[START OF Information given]

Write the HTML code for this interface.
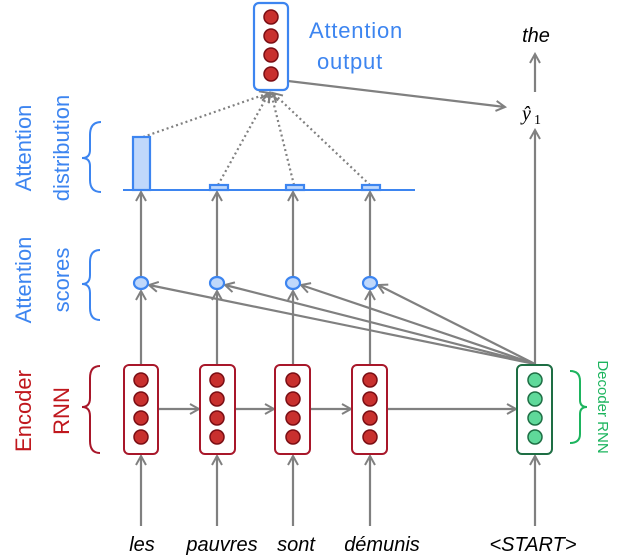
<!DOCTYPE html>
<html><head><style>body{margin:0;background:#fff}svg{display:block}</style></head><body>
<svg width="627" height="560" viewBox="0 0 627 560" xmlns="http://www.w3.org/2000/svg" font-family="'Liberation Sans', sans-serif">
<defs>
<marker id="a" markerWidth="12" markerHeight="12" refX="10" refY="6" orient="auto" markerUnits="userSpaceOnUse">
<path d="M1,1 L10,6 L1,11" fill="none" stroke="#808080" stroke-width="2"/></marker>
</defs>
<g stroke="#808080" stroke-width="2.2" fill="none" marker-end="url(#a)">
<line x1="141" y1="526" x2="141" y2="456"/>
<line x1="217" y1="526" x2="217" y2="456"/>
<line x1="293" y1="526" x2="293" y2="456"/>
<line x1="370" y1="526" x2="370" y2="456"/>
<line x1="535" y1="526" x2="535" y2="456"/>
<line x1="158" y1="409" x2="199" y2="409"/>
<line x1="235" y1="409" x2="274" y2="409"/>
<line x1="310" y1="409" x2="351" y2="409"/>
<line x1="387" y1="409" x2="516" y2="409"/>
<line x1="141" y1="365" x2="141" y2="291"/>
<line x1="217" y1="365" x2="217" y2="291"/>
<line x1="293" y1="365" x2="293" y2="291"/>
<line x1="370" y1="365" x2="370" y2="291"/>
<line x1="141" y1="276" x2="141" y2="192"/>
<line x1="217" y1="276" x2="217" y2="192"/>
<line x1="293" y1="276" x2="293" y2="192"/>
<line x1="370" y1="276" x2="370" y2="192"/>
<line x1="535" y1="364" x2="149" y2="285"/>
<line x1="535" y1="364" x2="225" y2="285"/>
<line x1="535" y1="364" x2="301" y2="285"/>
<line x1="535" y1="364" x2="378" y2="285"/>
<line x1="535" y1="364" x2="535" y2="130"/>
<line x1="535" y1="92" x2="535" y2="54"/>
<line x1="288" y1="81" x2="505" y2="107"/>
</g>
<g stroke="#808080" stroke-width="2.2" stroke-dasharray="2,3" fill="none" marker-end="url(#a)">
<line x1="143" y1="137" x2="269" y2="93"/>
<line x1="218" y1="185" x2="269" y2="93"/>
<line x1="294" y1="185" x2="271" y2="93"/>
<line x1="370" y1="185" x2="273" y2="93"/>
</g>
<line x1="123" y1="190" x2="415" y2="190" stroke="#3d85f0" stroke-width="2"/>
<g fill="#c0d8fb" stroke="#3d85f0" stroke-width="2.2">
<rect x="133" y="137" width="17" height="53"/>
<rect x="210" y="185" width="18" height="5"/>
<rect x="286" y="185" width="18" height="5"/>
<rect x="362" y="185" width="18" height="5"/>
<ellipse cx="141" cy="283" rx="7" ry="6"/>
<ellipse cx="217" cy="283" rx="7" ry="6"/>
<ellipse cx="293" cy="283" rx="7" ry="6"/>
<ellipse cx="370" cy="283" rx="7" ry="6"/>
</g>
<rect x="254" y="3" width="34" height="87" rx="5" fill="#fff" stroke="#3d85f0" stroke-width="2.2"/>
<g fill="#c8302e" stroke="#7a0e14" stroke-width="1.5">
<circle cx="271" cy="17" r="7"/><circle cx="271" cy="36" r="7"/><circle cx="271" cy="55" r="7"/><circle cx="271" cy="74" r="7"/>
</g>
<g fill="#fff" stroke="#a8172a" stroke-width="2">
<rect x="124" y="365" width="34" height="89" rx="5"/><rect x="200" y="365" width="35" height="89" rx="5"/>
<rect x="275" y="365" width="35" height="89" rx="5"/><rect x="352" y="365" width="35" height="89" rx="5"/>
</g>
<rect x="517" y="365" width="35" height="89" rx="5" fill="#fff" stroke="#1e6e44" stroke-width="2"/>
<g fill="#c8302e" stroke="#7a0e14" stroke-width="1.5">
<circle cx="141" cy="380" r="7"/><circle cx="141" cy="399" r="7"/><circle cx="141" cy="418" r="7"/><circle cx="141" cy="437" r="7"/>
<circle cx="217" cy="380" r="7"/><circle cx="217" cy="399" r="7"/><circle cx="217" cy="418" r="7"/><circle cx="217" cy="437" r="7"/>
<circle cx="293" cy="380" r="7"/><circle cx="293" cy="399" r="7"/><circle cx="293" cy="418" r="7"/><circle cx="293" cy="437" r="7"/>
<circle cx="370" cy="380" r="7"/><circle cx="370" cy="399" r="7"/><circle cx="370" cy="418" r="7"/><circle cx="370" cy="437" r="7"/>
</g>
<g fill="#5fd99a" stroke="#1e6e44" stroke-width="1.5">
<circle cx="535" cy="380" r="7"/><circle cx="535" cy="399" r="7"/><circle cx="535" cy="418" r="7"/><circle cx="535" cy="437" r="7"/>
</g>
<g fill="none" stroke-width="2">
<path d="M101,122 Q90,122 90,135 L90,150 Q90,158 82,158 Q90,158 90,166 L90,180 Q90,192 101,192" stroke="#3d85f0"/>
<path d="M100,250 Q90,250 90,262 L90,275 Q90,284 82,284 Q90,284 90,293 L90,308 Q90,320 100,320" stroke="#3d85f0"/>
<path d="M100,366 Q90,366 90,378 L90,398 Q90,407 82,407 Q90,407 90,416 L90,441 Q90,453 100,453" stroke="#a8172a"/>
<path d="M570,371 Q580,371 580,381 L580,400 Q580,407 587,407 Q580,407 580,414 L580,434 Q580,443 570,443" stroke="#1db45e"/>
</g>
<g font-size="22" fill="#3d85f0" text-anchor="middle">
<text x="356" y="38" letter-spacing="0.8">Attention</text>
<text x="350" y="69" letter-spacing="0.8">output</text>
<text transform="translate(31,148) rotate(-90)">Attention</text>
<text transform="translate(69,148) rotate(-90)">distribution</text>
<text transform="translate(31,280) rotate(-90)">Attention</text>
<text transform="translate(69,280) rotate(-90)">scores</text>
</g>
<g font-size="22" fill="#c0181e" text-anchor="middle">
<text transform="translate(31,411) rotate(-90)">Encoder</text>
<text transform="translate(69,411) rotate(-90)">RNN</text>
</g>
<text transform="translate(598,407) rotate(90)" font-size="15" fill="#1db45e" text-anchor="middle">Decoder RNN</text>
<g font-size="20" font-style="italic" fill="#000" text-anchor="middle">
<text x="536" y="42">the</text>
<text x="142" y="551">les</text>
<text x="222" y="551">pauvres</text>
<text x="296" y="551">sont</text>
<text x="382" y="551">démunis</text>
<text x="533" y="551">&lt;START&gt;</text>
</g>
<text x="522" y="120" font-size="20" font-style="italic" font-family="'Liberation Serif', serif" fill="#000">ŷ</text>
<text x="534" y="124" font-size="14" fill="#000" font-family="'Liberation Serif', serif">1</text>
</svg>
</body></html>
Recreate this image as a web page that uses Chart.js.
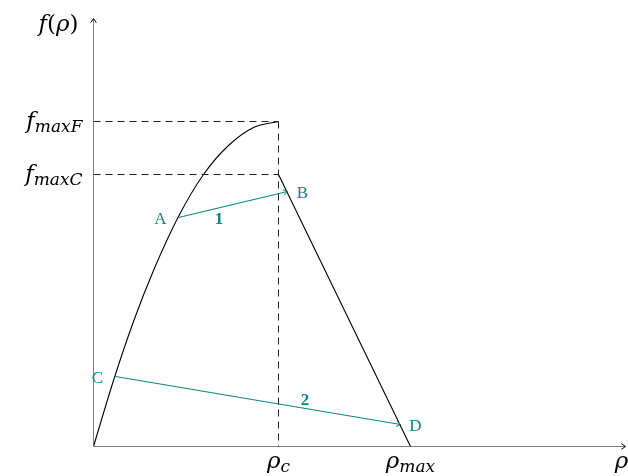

[END OF Information given]

▶ **Problem description**
Go through the records and pull out each line that includes the word "this".

▶ **Reply**
Write the HTML code for this interface.
Recreate this image as a web page that uses Chart.js.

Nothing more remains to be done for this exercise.